Dibalik Suksesnya Cokelat Dodol Garut

Nuansa serba kecokelatan menghiasi sebuah toko di jalan Otto Iskandar Dinata, Tarogong, Garut, Jawa Barat. Tak hanya dinding, kusen-kusen kayu di rumah berdesain minimalis itupun dilabur cat cokelat cerah. Ruangan depannya  penuh rak yang memajang bermacam penganan dari cokelat. Ada permen, cokelat batangan, hingga bolu cokelat. Bahkan dipajang pula prajurit terakota dari tiongkok setinggi 1 meter yang juga terbuat dari cokelat.

Sekilas cokelat di toko itu biasa saja. Tapi ketika dikunyah, terasa ada yang unik. Ternyata makanan cokelat ini dilapisi lempengan dodol Garut empuk dan legit. Inilah Chocodot atau cokelat isi dodol yang belakangan jadi oleh-oleh favorit dari Kota Intan.

Lantaran keunikannya itulah Chocodot menjadi istimewa. Selain laris manis, penganan ini pun kerap meraih penghargaan. Chocodot sudah mendapat 10 penghargaan sejak di produksi dua tahun lalu.
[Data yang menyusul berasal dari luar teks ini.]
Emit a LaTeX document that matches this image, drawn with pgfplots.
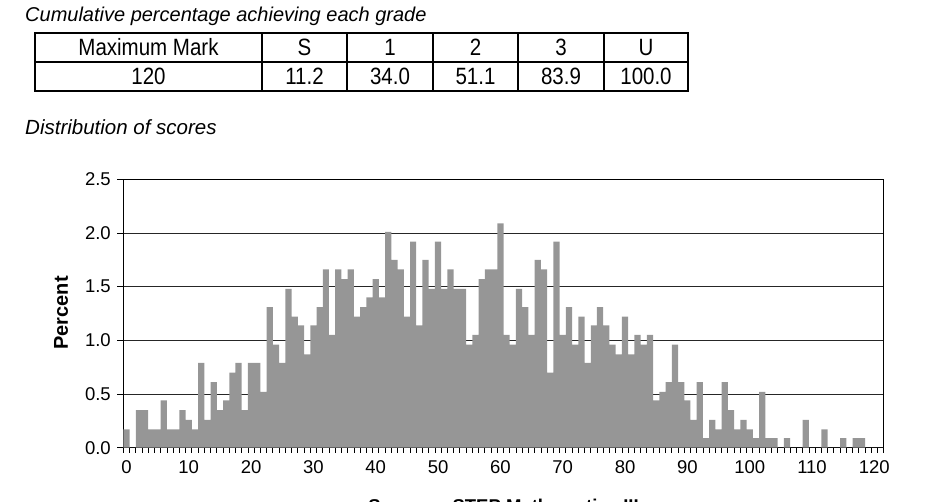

Pertengahan Mei lalu misalnya, Chocodot dianugerahi gelar Product Niche dalam Tutto Food Milano World Food Exhibition di Itali, pameran dua tahunan yang diikuti produsen makanan dari 65 negara. Produk Niche adalah penghargaan buat produk yang melestarikan tradisi, inovatif, dan tentu saja laku di pasar. Sekarang dalam kemasan Chocodot ada tambahan logo TuttoFood.

Sosok di balik sukses Chocodot tak lain Kiki Gumelar, pria asal Garut yag biasa dipanggil Asgar. Ia memilih jalan sebagai pengusaha kuliner karena ingin pulang kampung dan mandiri. Rupanya setelah beberapa tahun bekerja di Yogyakarta sebagai kepala cabang sebuah pabrik cokelat ternama, Kiki merasa jenuh.
Dengan modal Rp 10 juta, Kiki mendirikan toko roti dan cokelat. Duitnya pinjam dari sang ayah, Tatang Kurnia, yang kebetulan penggiat usaha kecil dan menengah (UKM) di Garut. Meskipun sudah berpengalaman sebagai kepala cabang produsen cokelat, tetap saja usahanya terantuk-antuk juga.

Lelaki berusia 31 tahun itu pun putar otak. Muncul ide merombak dodol ketan penganan khas Garut. Iseng-iseng camilan kenyal itu dicelupkan ke cokelat cair, ternyata jadi lebih enak, akhirnya Kiki-pun menjual makanan baru ini. Modalnya Rp 52 juta, pinjam lagi dari orangtua. Dana ini buat beli bahan baku dan menyewa toko kecil di kawasan Babakan Selaawi, Cipanas, Garut. Pada 19 Juli 2009, Chocodot diperkenalkan pertama kali dalam sebuah pameran yang digelar pemerintah daerah.


Usaha barunya tak selalu berjalan mulus. Untuk meningkatkan penjualan banyak jenis promosi dilakukan, sampai lewat jejaring sosial Facebook. Sampai tidak pernah absen untuk ikut pameran, hingga akhirnya menarik perhatian Dicky Chandra, yang pernah menjadi Wakil Bupati Garut dan punya program pengembangan UKM. Kegigihan Kiki kali ini membuahkan hasil. Pemda Garut menjadikan Chocodot sebagai souvenir buat tetamu.

Bank-bank juga mulai melirik. Sukses mendapat 100 juta, Kiki berekspansi menambah peralatan, bahan baku dan membangun dua gerai. Dengan bendera UD Tama Cokelat, produksi per bulan memcapai empat ton cokelat dan dodol. Kini Chocodot memiliki 30 varian, misalnya cokelat rasa cabai, brownies, dan pizza isi dodol.

Dalam bungkus cokelat batangan dipasang gambar dan informasi obyek wisata Garut. Dari penganan yang harganya Rp 5.000 hingga Rp 40.000 sebungkus itu, Kiki meraup omzet Rp 1 miliar setiap bulan.